- Goal of the exercise: Extract, unchanged, every line from the top of the material below through the line with "1222, 1271, 1320]", and no more.

* * * * * * *

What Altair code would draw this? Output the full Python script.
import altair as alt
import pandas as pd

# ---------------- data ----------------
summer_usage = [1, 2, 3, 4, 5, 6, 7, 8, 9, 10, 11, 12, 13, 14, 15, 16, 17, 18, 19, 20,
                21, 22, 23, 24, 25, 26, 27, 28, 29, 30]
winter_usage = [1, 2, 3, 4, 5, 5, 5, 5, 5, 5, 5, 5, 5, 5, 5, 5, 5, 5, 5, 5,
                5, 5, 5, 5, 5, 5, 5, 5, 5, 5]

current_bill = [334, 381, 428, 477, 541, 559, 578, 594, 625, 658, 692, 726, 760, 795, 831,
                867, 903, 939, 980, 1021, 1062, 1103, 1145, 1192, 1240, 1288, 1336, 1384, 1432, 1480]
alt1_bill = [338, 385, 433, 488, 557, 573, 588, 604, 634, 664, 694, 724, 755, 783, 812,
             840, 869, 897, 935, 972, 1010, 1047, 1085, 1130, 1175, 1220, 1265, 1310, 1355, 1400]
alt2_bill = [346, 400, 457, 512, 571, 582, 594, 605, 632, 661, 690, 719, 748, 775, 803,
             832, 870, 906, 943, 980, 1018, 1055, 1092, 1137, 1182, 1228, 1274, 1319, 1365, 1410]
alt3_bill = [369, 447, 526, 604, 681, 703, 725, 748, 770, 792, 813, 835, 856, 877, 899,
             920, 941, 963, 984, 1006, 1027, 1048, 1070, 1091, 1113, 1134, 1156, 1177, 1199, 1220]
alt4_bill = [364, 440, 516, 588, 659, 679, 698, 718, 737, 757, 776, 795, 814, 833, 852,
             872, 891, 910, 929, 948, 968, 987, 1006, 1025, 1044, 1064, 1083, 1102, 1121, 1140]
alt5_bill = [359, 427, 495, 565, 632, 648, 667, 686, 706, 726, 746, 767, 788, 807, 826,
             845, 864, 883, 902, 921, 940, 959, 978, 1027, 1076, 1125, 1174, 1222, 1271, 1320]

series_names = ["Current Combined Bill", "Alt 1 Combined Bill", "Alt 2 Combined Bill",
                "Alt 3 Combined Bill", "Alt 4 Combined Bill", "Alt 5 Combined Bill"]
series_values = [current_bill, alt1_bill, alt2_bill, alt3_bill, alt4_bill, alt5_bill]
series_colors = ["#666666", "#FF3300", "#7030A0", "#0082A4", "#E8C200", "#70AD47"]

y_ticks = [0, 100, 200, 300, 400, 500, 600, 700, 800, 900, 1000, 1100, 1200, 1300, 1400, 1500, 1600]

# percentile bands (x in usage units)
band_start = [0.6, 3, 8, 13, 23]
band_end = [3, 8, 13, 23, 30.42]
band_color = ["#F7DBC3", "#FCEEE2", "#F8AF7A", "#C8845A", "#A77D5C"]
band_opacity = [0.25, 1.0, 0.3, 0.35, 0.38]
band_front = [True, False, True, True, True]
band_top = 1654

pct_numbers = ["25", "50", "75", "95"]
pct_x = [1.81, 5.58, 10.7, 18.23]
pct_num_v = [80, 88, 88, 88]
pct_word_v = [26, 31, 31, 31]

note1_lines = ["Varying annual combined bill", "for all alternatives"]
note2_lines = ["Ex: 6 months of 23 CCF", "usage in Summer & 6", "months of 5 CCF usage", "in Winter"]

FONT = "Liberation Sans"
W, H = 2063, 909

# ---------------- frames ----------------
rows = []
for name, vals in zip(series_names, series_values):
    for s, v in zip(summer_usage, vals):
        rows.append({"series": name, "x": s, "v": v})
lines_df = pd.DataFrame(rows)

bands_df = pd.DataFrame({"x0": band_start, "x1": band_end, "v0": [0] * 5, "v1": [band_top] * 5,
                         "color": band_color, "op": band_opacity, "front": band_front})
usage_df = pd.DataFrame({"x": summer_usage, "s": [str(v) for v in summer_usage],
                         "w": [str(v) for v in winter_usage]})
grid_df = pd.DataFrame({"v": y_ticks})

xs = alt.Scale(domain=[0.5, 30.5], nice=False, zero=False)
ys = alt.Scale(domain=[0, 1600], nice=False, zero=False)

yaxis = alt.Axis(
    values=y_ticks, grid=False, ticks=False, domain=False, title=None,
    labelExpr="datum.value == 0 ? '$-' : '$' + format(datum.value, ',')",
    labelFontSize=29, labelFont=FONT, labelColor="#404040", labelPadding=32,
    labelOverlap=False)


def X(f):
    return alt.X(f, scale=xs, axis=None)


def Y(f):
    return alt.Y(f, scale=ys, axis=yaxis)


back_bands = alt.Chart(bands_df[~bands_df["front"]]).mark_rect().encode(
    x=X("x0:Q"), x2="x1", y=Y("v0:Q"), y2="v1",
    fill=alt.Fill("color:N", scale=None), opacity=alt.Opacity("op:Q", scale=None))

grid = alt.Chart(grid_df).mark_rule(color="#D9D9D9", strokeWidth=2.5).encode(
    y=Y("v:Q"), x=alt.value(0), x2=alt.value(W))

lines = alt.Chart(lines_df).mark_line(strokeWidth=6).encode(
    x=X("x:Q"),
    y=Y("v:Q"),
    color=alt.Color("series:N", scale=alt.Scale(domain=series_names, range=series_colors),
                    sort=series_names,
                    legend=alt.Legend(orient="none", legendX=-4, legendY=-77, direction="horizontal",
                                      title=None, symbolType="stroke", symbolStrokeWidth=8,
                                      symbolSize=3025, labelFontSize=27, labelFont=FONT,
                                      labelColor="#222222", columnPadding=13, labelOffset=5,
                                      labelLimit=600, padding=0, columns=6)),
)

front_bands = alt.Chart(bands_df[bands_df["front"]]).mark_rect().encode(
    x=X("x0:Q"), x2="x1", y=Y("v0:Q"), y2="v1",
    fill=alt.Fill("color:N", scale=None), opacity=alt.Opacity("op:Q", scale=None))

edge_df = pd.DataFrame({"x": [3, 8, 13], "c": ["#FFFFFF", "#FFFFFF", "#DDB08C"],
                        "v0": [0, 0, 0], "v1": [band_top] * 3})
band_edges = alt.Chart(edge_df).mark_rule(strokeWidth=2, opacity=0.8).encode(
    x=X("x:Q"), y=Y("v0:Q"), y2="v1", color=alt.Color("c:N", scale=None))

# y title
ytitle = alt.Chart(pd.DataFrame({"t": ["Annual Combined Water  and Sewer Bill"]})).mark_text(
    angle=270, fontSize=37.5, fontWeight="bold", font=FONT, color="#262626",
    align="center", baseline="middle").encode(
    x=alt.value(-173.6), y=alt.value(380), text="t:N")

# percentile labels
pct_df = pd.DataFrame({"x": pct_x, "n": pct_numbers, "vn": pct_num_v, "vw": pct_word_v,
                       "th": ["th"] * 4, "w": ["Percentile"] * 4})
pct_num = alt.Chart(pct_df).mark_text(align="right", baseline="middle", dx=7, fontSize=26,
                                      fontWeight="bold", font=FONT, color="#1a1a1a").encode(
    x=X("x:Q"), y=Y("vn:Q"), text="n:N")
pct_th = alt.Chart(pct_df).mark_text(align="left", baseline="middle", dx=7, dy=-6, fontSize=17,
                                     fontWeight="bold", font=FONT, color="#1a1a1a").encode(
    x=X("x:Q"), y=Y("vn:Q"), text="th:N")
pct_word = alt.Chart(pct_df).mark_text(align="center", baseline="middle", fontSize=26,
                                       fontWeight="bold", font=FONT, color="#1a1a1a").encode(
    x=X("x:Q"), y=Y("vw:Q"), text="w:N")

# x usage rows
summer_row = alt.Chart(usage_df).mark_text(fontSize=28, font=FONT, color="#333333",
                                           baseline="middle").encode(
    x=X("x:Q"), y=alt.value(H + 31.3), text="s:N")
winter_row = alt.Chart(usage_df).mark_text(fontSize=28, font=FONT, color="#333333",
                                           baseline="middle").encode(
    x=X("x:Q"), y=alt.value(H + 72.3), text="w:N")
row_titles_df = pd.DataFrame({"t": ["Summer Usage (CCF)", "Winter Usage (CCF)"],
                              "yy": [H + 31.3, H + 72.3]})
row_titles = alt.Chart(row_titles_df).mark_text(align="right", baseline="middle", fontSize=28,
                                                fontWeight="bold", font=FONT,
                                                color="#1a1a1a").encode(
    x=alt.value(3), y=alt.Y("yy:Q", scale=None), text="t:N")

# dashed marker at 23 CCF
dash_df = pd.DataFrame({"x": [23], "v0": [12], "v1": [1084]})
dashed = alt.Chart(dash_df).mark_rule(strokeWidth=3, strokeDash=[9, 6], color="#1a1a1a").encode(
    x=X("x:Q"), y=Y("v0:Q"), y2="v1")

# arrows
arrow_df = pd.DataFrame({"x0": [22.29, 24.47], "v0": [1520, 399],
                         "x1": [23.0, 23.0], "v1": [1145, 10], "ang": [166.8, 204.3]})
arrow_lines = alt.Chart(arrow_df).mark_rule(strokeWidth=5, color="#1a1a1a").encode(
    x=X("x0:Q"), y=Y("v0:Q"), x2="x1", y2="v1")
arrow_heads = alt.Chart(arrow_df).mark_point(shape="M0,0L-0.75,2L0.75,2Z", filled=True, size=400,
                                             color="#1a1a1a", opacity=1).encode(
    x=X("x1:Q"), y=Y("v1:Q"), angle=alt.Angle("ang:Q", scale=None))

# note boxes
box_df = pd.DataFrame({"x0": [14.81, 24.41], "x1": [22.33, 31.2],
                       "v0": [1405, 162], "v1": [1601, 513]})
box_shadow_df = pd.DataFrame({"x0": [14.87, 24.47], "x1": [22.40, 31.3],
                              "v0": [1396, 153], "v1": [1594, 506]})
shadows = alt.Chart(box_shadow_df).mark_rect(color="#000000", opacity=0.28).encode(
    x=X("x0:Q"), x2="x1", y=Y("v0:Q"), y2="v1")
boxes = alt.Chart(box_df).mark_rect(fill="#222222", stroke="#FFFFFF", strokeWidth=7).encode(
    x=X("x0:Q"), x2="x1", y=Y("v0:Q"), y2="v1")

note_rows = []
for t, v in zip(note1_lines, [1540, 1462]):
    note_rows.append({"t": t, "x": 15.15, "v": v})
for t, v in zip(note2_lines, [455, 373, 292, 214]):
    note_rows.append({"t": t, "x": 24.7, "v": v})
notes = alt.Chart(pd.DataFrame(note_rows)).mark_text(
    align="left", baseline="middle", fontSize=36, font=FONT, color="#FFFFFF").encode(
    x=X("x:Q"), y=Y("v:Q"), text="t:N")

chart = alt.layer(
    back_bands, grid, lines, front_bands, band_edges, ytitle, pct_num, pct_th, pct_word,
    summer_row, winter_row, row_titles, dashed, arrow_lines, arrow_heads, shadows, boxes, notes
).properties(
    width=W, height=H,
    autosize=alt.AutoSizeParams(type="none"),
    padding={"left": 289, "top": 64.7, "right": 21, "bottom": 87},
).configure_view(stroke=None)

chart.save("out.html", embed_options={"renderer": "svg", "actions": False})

* * * * * * *

- Full solution:
What Altair code would draw this? Output the full Python script.
import altair as alt
import pandas as pd

# ---------------- data ----------------
summer_usage = [1, 2, 3, 4, 5, 6, 7, 8, 9, 10, 11, 12, 13, 14, 15, 16, 17, 18, 19, 20,
                21, 22, 23, 24, 25, 26, 27, 28, 29, 30]
winter_usage = [1, 2, 3, 4, 5, 5, 5, 5, 5, 5, 5, 5, 5, 5, 5, 5, 5, 5, 5, 5,
                5, 5, 5, 5, 5, 5, 5, 5, 5, 5]

current_bill = [334, 381, 428, 477, 541, 559, 578, 594, 625, 658, 692, 726, 760, 795, 831,
                867, 903, 939, 980, 1021, 1062, 1103, 1145, 1192, 1240, 1288, 1336, 1384, 1432, 1480]
alt1_bill = [338, 385, 433, 488, 557, 573, 588, 604, 634, 664, 694, 724, 755, 783, 812,
             840, 869, 897, 935, 972, 1010, 1047, 1085, 1130, 1175, 1220, 1265, 1310, 1355, 1400]
alt2_bill = [346, 400, 457, 512, 571, 582, 594, 605, 632, 661, 690, 719, 748, 775, 803,
             832, 870, 906, 943, 980, 1018, 1055, 1092, 1137, 1182, 1228, 1274, 1319, 1365, 1410]
alt3_bill = [369, 447, 526, 604, 681, 703, 725, 748, 770, 792, 813, 835, 856, 877, 899,
             920, 941, 963, 984, 1006, 1027, 1048, 1070, 1091, 1113, 1134, 1156, 1177, 1199, 1220]
alt4_bill = [364, 440, 516, 588, 659, 679, 698, 718, 737, 757, 776, 795, 814, 833, 852,
             872, 891, 910, 929, 948, 968, 987, 1006, 1025, 1044, 1064, 1083, 1102, 1121, 1140]
alt5_bill = [359, 427, 495, 565, 632, 648, 667, 686, 706, 726, 746, 767, 788, 807, 826,
             845, 864, 883, 902, 921, 940, 959, 978, 1027, 1076, 1125, 1174, 1222, 1271, 1320]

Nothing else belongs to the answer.